- Directed by: Khalid Hasan Khan
- Written by: Khalid Hasan Khan
- Starring: Meera Jasmine Sandlas Tariq Jamal Baila Naz Wiam Dahmani Anees Raja Nasreen Jaan
- Production company: OUTFIELD Productions.
- Release dates: December 2014 (Delhi); 13 May 2016 (Pakistan);
- Country: Pakistan
- Language: Urdu
- Box office: Rs 2.9 crore

= Hotal =

Hotal, also spelled as Hotel, is a 2014 Pakistani psychological thriller film, written and directed by Khalid Hasan Khan. It is claimed to be Pakistan's first psycho-thriller feature film. It was also tagged as the first Hindi feature film outside Bollywood. The film stars Meera, Humayun Gillani, Sadiq A. Khan, Neha Anil, Tariq Jamal, Baila Naz, Anees Raja, Nisa Jabie, Nasreen Jaan and Wiam Dahmani.

The film was released on 13 May 2016. Upon release, it received overwhelming negative reviews from critics and was a box office failure. The same year, critic Omair Alavi added the film in his list of Top Worst Pakistani films of 2016.

== Plot ==
The story resolves around an Indian girl Kashika (Meera) who is expecting her first child. Kashika's husband Naresh (Humayun Gillani) wants to have a son while Kashika wishes to have a daughter. She stays in a hotel, on the advice of her doctor. There she meets her sister (same mother, different father), who was never born. Mysterious and incredible events took place at the hotel, during which Kashika finds out the truth behind the whole scenario.

== Cast ==
- Meera as Kashika
- Humayun Gillani as Naresh
- Sadiq A. Khan as Dr.
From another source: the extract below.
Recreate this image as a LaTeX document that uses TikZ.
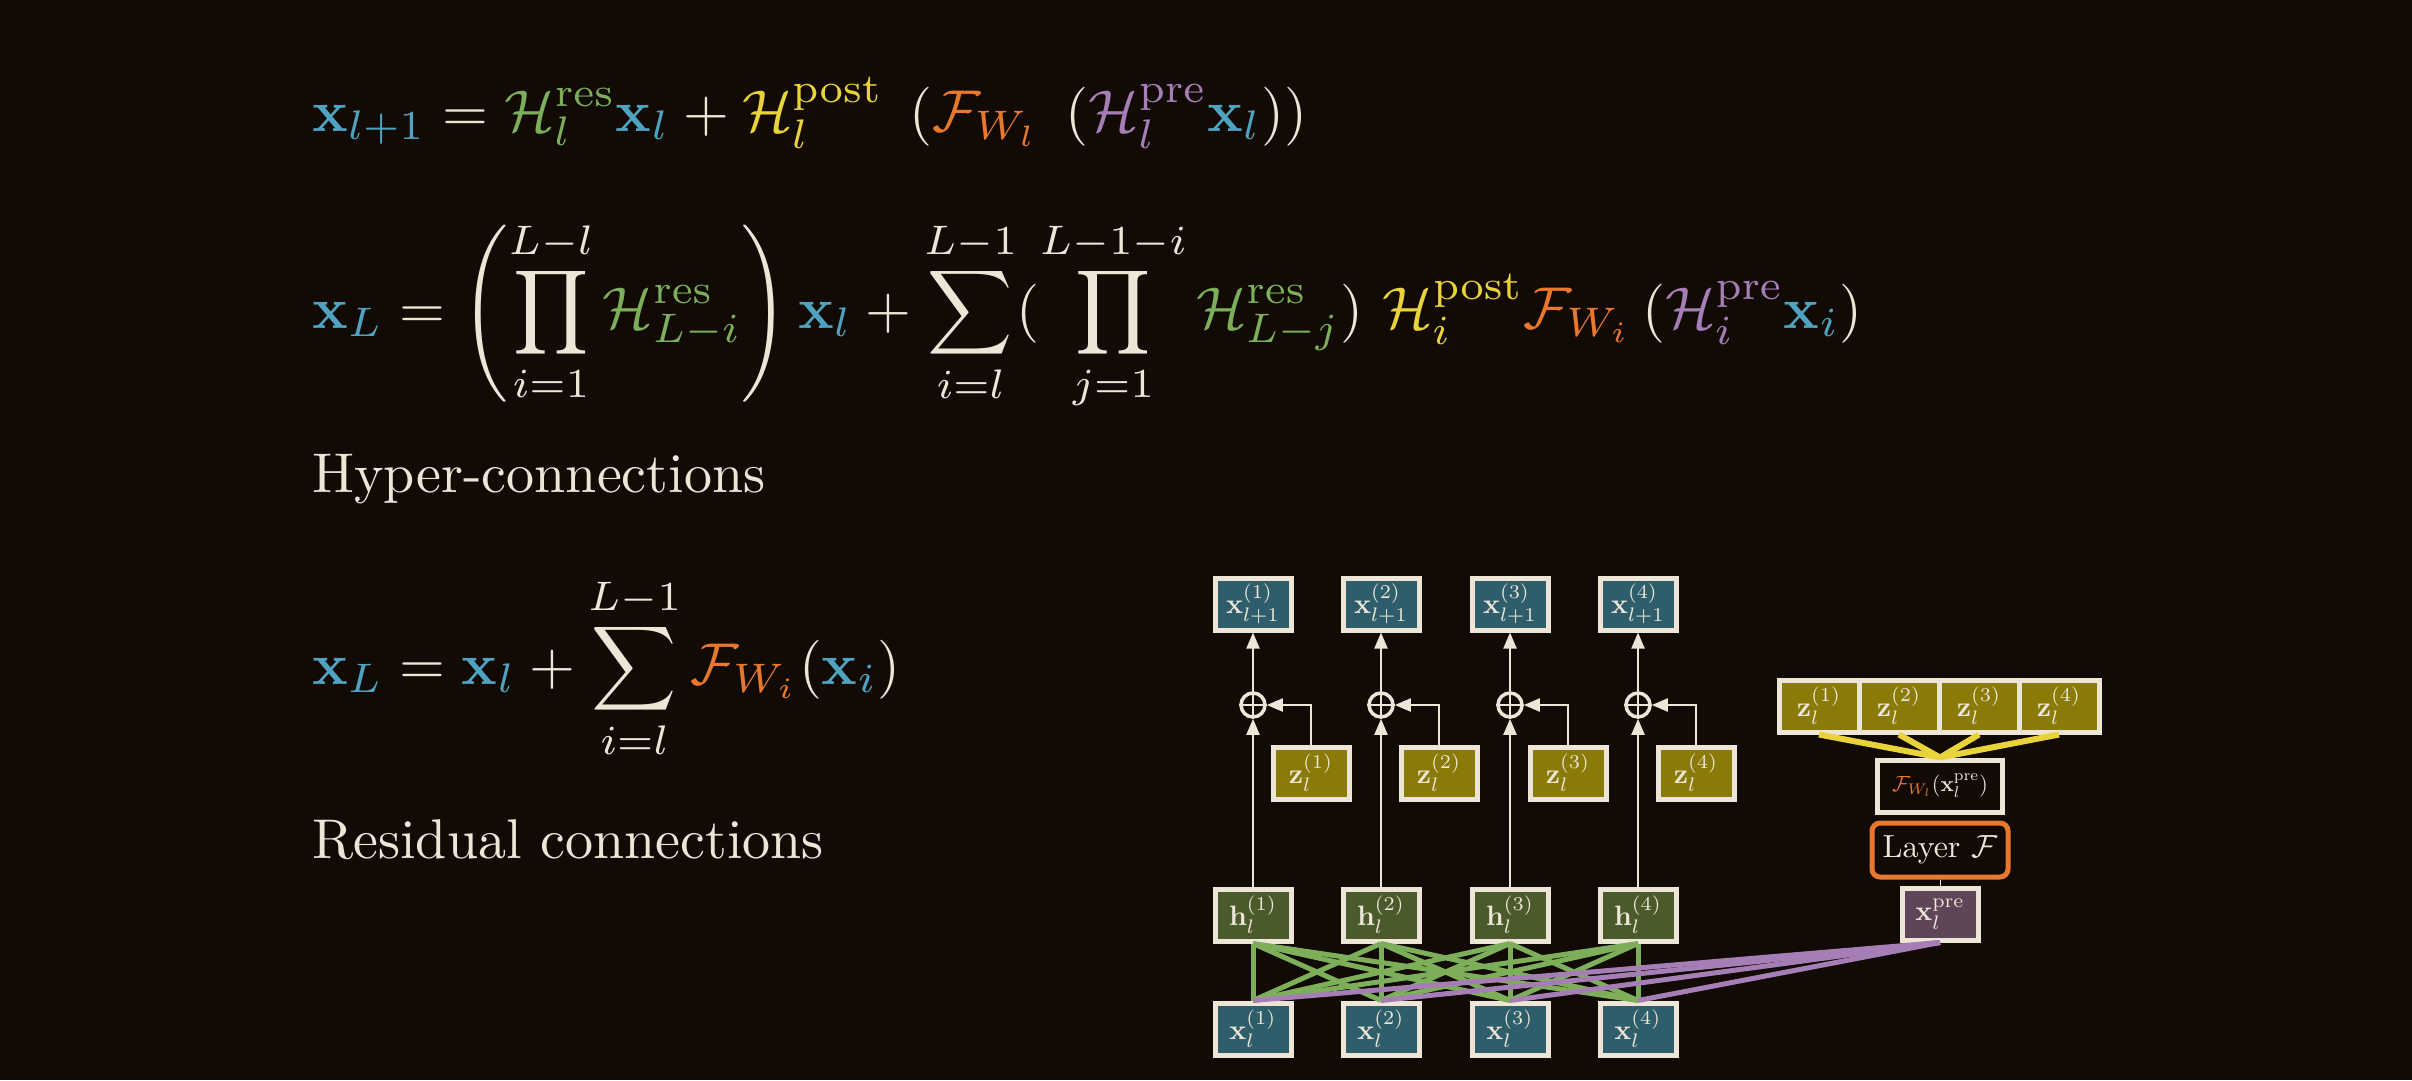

Shaam
- Neha Anil
- shazaib Abro
- Anees Raja
- Nisa Jabie
- Nasreen Jaan
- Baila Naz
- Wiam Dahmani (dancer in song 'Lakshmi Hoon Main)
- Jasmine Sandlas (special appearance in song 'Mombatti)
- Tariq Jamal
- Muskaan Jay

== Release ==
The film was released on 13 May 2016.

== Reception ==
=== Critical reception ===
Omer Bashir of Dawn.com gave the film 2 out of 5 stars and wrote, In the end, while Hotal’s plot failed to connect on any emotional level, it raises important questions about our film industry, the mainly homogenous titles it brings forth and the lack of diversity in roles offered to female leads.

Tanveer Khadim, blogger of The Express Tribune wrote, Hotal, the work of a New York Film Academy graduate, Khalid Hasan Khan, offered nothing surreal and nothing to write home about. She concluded her review with upshot, All in all, Hotal is a freaky product, not a spine-chilling psycho-thriller.

Omair Alavi from HIPinPakistan.com also criticized the film's plot and stated, Hotal has all the ingredients of a psycho thriller except that the plot is beyond any logic whatsoever. He also disliked the film's music and commented, One cannot end the movie review without reflecting on the three items numbers – two songs and a dance sequence – that beat even the gandasa-endorsing cinema of the mid ’90s in vulgarity. It’s ironic that the Pakistani censor board didn't chop off these numbers, which were there only to add "colour" to the film.

In his review on ‘Stupid Six’ Pakistani movies of 2016, Omair Alavi placed the film on second number.

=== Box office ===
It collected Rs 0.7 million in its opening week.

== Accolades ==
The film received an award for Best Film at the 3rd Delhi International Film Festival 2014, whilst Meera won the Best Actress Award.